### Work to do
Starting at the line that contains "Write a Python" and stopping at the line that contains "grid = np.arange(10, 80.01, 0.5)", transcribe every line of the material below exactly; pictures stay out.

### Records provided
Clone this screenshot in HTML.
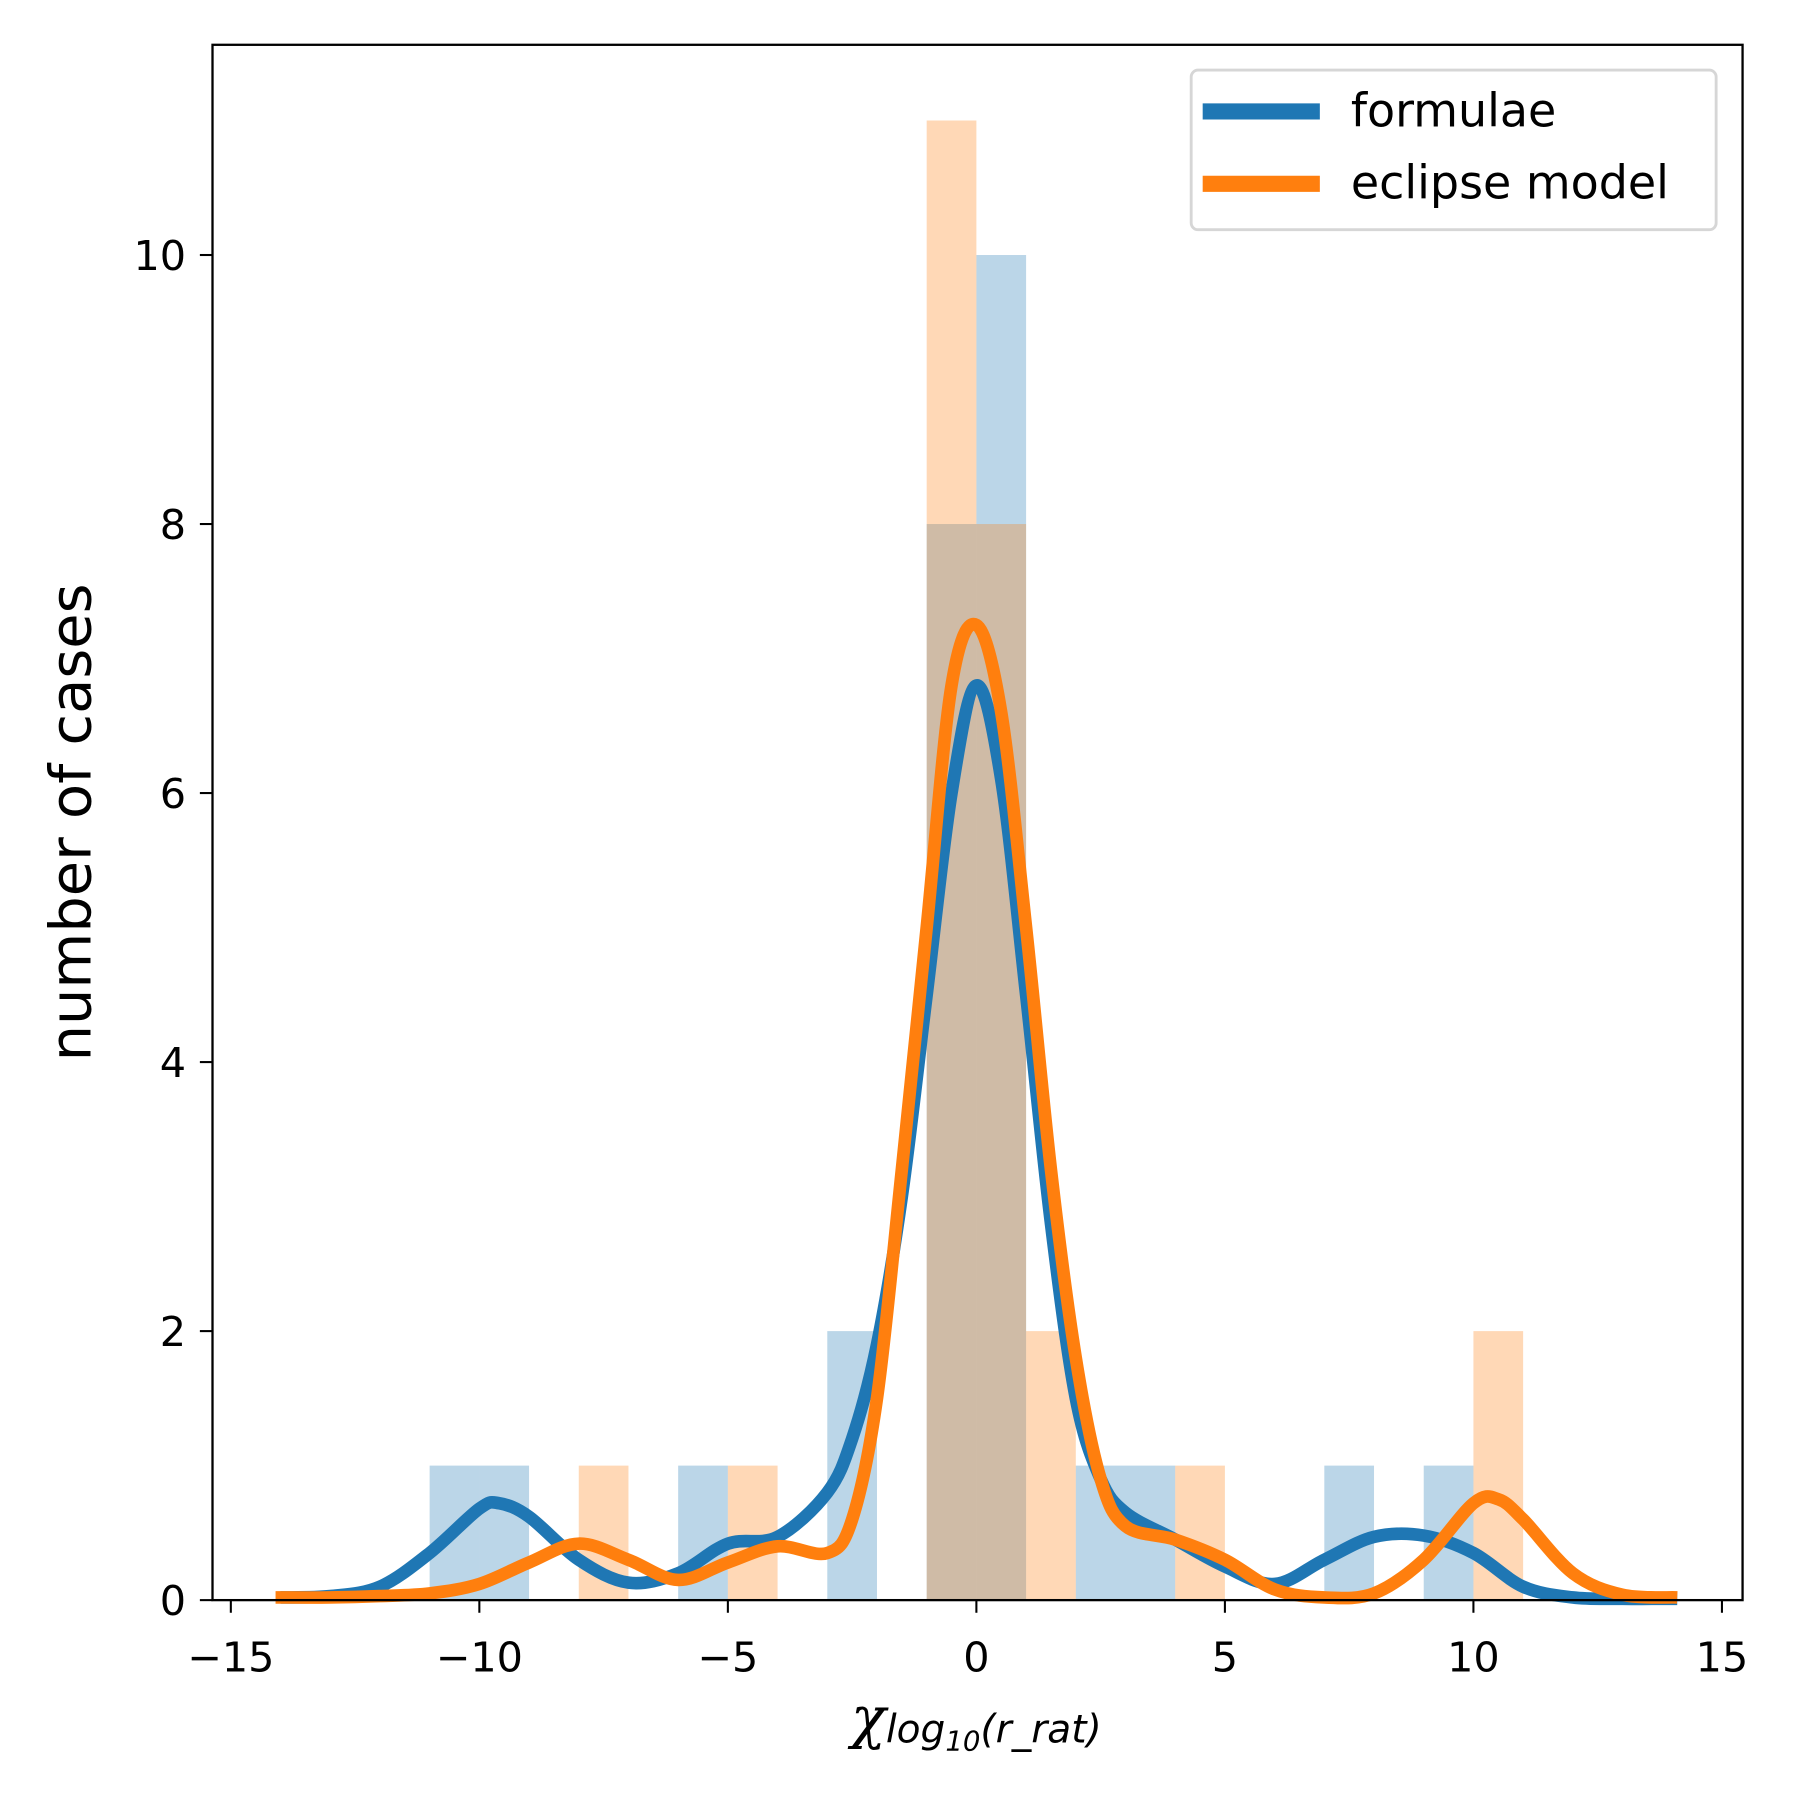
<!DOCTYPE html>
<html><head><meta charset="utf-8"><style>html,body{margin:0;padding:0;background:#fff}svg{display:block}text{font-family:"DejaVu Sans","Liberation Sans",sans-serif}</style></head>
<body>
<svg id="chart" width="1800" height="1800" viewBox="0 0 1567 1567" xmlns="http://www.w3.org/2000/svg">
<g id="bars"></g>
<g id="curves"></g>
<rect x="185" y="39" width="1332" height="1354" fill="none" stroke="#000" stroke-width="2"/>
<g id="ticks"></g>
<text transform="translate(79,716) rotate(-90)" text-anchor="middle" font-size="50">number of cases</text>
<text x="850" y="1512" text-anchor="middle" font-style="italic"><tspan font-size="50" font-family="'DejaVu Serif',serif">χ</tspan><tspan font-size="34" dy="5">log</tspan><tspan font-size="24" dy="7">10</tspan><tspan font-size="34" dy="-7">(r_rat)</tspan></text>
<g>
<rect x="1037" y="61" width="457" height="139" rx="6" fill="#fff" fill-opacity="0.8" stroke="#d6d6d6" stroke-width="2.5"/>
<line x1="1047" y1="97" x2="1149" y2="97" stroke="#1f77b4" stroke-width="14"/>
<text x="1176" y="110" font-size="40">formulae</text>
<line x1="1047" y1="160" x2="1149" y2="160" stroke="#ff7f0e" stroke-width="14"/>
<text x="1176" y="173" font-size="40">eclipse model</text>
</g>
</svg>
<script>
const binEdgesLeft = [-11,-10,-9,-8,-7,-6,-5,-4,-3,-2,-1,0,1,2,3,4,5,6,7,8,9,10];
const formulaeCounts = [1,1,0,0,0,1,0,0,2,0,8,10,0,1,1,0,0,0,1,0,1,0];
const eclipseCounts  = [0,0,0,1,0,0,1,0,0,0,11,8,2,0,0,1,0,0,0,0,0,2];
const kdeFormulaeX = [-14,-13,-12,-11,-10,-9.6,-9,-8,-7,-6,-5,-4,-3,-2.5,-2,-1.5,-1,-0.5,0,0.5,1,1.5,2,2.5,3,4,5,6,7,8,9,10,11,12,13,14.1];
const kdeFormulaeY = [0.02,0.03,0.1,0.35,0.68,0.72,0.62,0.3,0.13,0.2,0.42,0.47,0.8,1.2,1.9,3.0,4.5,6.0,6.8,6.1,4.5,2.8,1.5,0.9,0.65,0.45,0.25,0.12,0.3,0.47,0.48,0.35,0.1,0.02,0.01,0.01];
const kdeEclipseX = [-14.1,-13,-12,-11,-10,-9,-8,-7,-6,-5,-4,-3,-2.5,-2,-1.5,-1,-0.5,0,0.5,1,1.5,2,2.5,3,4,5,6,7,8,9,10,10.5,11,12,13,14.1];
const kdeEclipseY = [0.02,0.02,0.03,0.05,0.12,0.28,0.42,0.3,0.15,0.28,0.4,0.35,0.6,1.5,3.2,5.0,6.8,7.25,6.6,5.0,3.2,1.8,0.9,0.55,0.45,0.3,0.08,0.02,0.05,0.3,0.72,0.75,0.6,0.2,0.04,0.02];
const xTicks = [-15,-10,-5,0,5,10,15];
const yTicks = [0,2,4,6,8,10];

const NS="http://www.w3.org/2000/svg";
const X = v => 850 + v*43.27;
const Y = v => 1393 - v*117.1;
function mk(tag, attrs, parent){const e=document.createElementNS(NS,tag);for(const k in attrs)e.setAttribute(k,attrs[k]);parent.appendChild(e);return e;}
const bars=document.getElementById('bars');
binEdgesLeft.forEach((b,i)=>{
  if(formulaeCounts[i]>0){const r=mk('rect',{x:X(b),y:Y(formulaeCounts[i]),width:X(b+1)-X(b),height:Y(0)-Y(formulaeCounts[i]),fill:'#1f77b4','fill-opacity':0.3},bars);
    
    }
});
binEdgesLeft.forEach((b,i)=>{
  if(eclipseCounts[i]>0){const r=mk('rect',{x:X(b),y:Y(eclipseCounts[i]),width:X(b+1)-X(b),height:Y(0)-Y(eclipseCounts[i]),fill:'#ff7f0e','fill-opacity':0.3},bars);
    
    }
});
function smooth(xs,ys){
  const p=xs.map((x,i)=>[X(x),Y(ys[i])]);
  let d='M'+p[0][0]+','+p[0][1];
  for(let i=0;i<p.length-1;i++){
    const p0=p[Math.max(0,i-1)],p1=p[i],p2=p[i+1],p3=p[Math.min(p.length-1,i+2)];
    const c1=[p1[0]+(p2[0]-p0[0])/6,p1[1]+(p2[1]-p0[1])/6];
    const c2=[p2[0]-(p3[0]-p1[0])/6,p2[1]-(p3[1]-p1[1])/6];
    d+=' C'+c1+' '+c2+' '+p2;
  }
  return d;
}
const curves=document.getElementById('curves');
const cf=mk('path',{d:smooth(kdeFormulaeX,kdeFormulaeY),fill:'none',stroke:'#1f77b4','stroke-width':11,'stroke-linejoin':'round'},curves);


const ce=mk('path',{d:smooth(kdeEclipseX,kdeEclipseY),fill:'none',stroke:'#ff7f0e','stroke-width':11,'stroke-linejoin':'round'},curves);


const ticks=document.getElementById('ticks');
xTicks.forEach(t=>{
  const l=mk('line',{x1:X(t),x2:X(t),y1:1393,y2:1404,stroke:'#000','stroke-width':1.8},ticks);
  
  
  const tx=mk('text',{x:X(t),y:1455,'text-anchor':'middle','font-size':36},ticks);
  
  
  tx.textContent=t<0?'\u2212'+Math.abs(t):String(t);
});
yTicks.forEach(t=>{
  const l=mk('line',{x1:174,x2:185,y1:Y(t),y2:Y(t),stroke:'#000','stroke-width':1.8},ticks);
  
  
  const tx=mk('text',{x:162,y:Y(t)+13,'text-anchor':'end','font-size':36},ticks);
  
  
  tx.textContent=String(t);
});
</script>
</body></html>
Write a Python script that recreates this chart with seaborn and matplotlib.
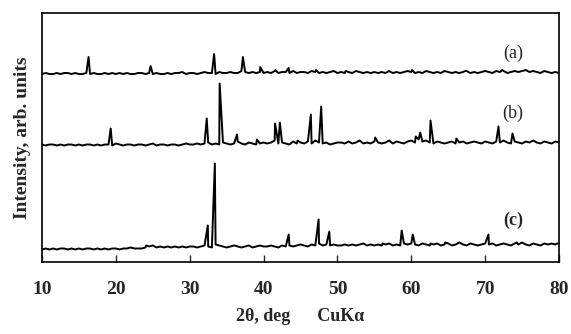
import numpy as np
import pandas as pd
import matplotlib
matplotlib.use('Agg')
import matplotlib.pyplot as plt
import seaborn as sns

# 2-theta sampling for the baseline readings (deg)
grid = np.arange(10, 80.01, 0.5)

# baseline readings above each pattern's zero (arb. units), one per grid point
noise_a = [1, 2, 1, 1, 2, 1, 2, 2, 1, 2, 1, 1, 2, 1, 2, 1, 1, 2, 1, 2, 1,
           2, 1, 2, 1, 1, 2, 2, 1, 2, 1, 2, 1, 1, 2, 1, 2, 2, 3, 1, 2,
           2, 1, 2, 3, 2, 2, 1, 3, 2, 2, 3, 2, 2, 4, 3, 2, 3, 2, 3, 2,
           3, 2, 4, 2, 3, 3, 2, 4, 2, 3, 3, 2, 4, 3, 2, 3, 2, 3, 4, 2,
           3, 2, 3, 2, 4, 3, 2, 3, 2, 3, 2, 3, 2, 4, 2, 3, 2, 3, 4, 3,
           2, 3, 2, 4, 3, 2, 3, 2, 4, 3, 2, 3, 2, 3, 4, 2, 3, 2, 3, 4,
           3, 2, 4, 3, 4, 2, 3, 4, 3, 4, 5, 3, 4, 3, 2, 4, 3, 2, 3, 2]
noise_b = [2, 1, 2, 2, 1, 2, 1, 2, 2, 1, 2, 1, 2, 2, 1, 2, 1, 2, 2, 1, 3,
           2, 1, 2, 2, 1, 2, 2, 1, 2, 3, 1, 2, 2, 1, 2, 2, 1, 2, 3, 2,
           2, 3, 2, 3, 4, 2, 3, 2, 4, 3, 2, 3, 5, 3, 2, 4, 3, 2, 3, 4,
           3, 4, 6, 3, 4, 3, 2, 5, 3, 4, 3, 5, 3, 6, 4, 3, 4, 2, 3, 4,
           4, 3, 5, 3, 4, 6, 3, 4, 3, 5, 4, 3, 4, 6, 3, 5, 4, 3, 5, 6,
           4, 7, 5, 6, 4, 3, 5, 4, 3, 4, 5, 3, 4, 5, 3, 4, 5, 4, 3, 5,
           4, 3, 5, 4, 6, 4, 3, 5, 4, 3, 5, 4, 6, 4, 3, 5, 4, 3, 5, 4]
noise_c = [1, 2, 1, 2, 1, 2, 2, 1, 2, 1, 2, 1, 2, 2, 1, 2, 1, 2, 1, 2, 2,
           1, 2, 2, 3, 2, 2, 2, 3, 4, 5, 3, 4, 3, 4, 3, 4, 3, 4, 3, 4,
           4, 3, 4, 5, 4, 3, 6, 5, 4, 3, 4, 5, 4, 3, 4, 5, 3, 4, 5, 4,
           4, 5, 4, 3, 5, 4, 5, 4, 5, 6, 5, 4, 6, 5, 7, 5, 6, 5, 6, 5,
           5, 6, 5, 6, 5, 6, 7, 5, 6, 5, 6, 5, 6, 7, 5, 6, 5, 7, 6, 7,
           6, 5, 7, 6, 5, 6, 7, 5, 6, 7, 5, 6, 8, 6, 5, 7, 6, 5, 6, 7,
           6, 7, 5, 6, 7, 6, 5, 7, 6, 8, 6, 5, 7, 6, 5, 7, 6, 7, 6, 7]

# reflections: position (deg) and height above baseline (arb. units)
peaks_a_pos = [16.3, 24.7, 33.3, 37.2, 39.55, 41.6, 43.4, 47.1, 51.1, 60.1, 67.3, 72.3]
peaks_a_h = [18, 9, 21, 18, 8, 5, 7, 5, 4, 5, 4, 5]
peaks_b_pos = [19.3, 32.3, 34.05, 36.4, 39.1, 41.55, 42.2, 44.6, 46.4, 47.8,
               55.1, 60.6, 61.2, 62.6, 66.1, 71.8, 73.7]
peaks_b_h = [18, 28, 63, 12, 7, 23, 24, 6, 32, 40, 9, 10, 14, 26, 8, 20, 13]
peaks_c_pos = [24.1, 32.45, 33.4, 36.1, 43.4, 47.45, 48.9, 56.1, 58.7, 60.2,
               62.6, 64.6, 70.45, 74.3, 79.7]
peaks_c_h = [5, 25, 87, 5, 16, 31, 19, 7, 20, 16, 7, 8, 16, 8, 7]

offsets = {'(a)': 187, '(b)': 115.5, '(c)': 11.5}


def pattern(noise, pos, h, name):
    x = np.concatenate([grid, pos])
    y = np.concatenate([noise, h]) + offsets[name]
    order = np.argsort(x)
    return pd.DataFrame({'two_theta': x[order], 'intensity': y[order], 'sample': name})


df = pd.concat([pattern(noise_a, peaks_a_pos, peaks_a_h, '(a)'),
                pattern(noise_b, peaks_b_pos, peaks_b_h, '(b)'),
                pattern(noise_c, peaks_c_pos, peaks_c_h, '(c)')], ignore_index=True)

sns.set_style('ticks')
plt.rcParams['font.family'] = ['Liberation Serif', 'DejaVu Serif']

fig = plt.figure(figsize=(5.71, 3.34), dpi=100)
ax = fig.add_axes([0.0736, 0.2156, 0.9054, 0.7454])

sns.lineplot(data=df, x='two_theta', y='intensity', hue='sample', units='sample',
             estimator=None, sort=False, palette=['black'] * 3, linewidth=1.4,
             legend=False, ax=ax)

ax.set_xlim(10, 80)
ax.set_ylim(0, 249)
ax.set_xticks(range(10, 81, 10))
ax.set_yticks([])
ax.tick_params(axis='x', direction='in', length=5, width=1, pad=14)
for lbl in ax.get_xticklabels():
    lbl.set_fontsize(14)
    lbl.set_fontweight('bold')
for s in ax.spines.values():
    s.set_linewidth(1.2)
    s.set_color('black')

ax.set_xlabel('2θ, deg      CuKα', fontsize=13, fontweight='bold', labelpad=7)
ax.set_ylabel('Intensity, arb. units', fontsize=14, fontweight='bold', labelpad=8)

ax.text(73.8, 209, '(a)', fontsize=13, ha='center', va='center')
ax.text(73.8, 149, '(b)', fontsize=13, ha='center', va='center')
ax.text(73.8, 42, '(c)', fontsize=13, fontweight='bold', ha='center', va='center')

fig.savefig('out.png', dpi=100)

### Response below
Write a Python script that recreates this chart with seaborn and matplotlib.
import numpy as np
import pandas as pd
import matplotlib
matplotlib.use('Agg')
import matplotlib.pyplot as plt
import seaborn as sns

# 2-theta sampling for the baseline readings (deg)
grid = np.arange(10, 80.01, 0.5)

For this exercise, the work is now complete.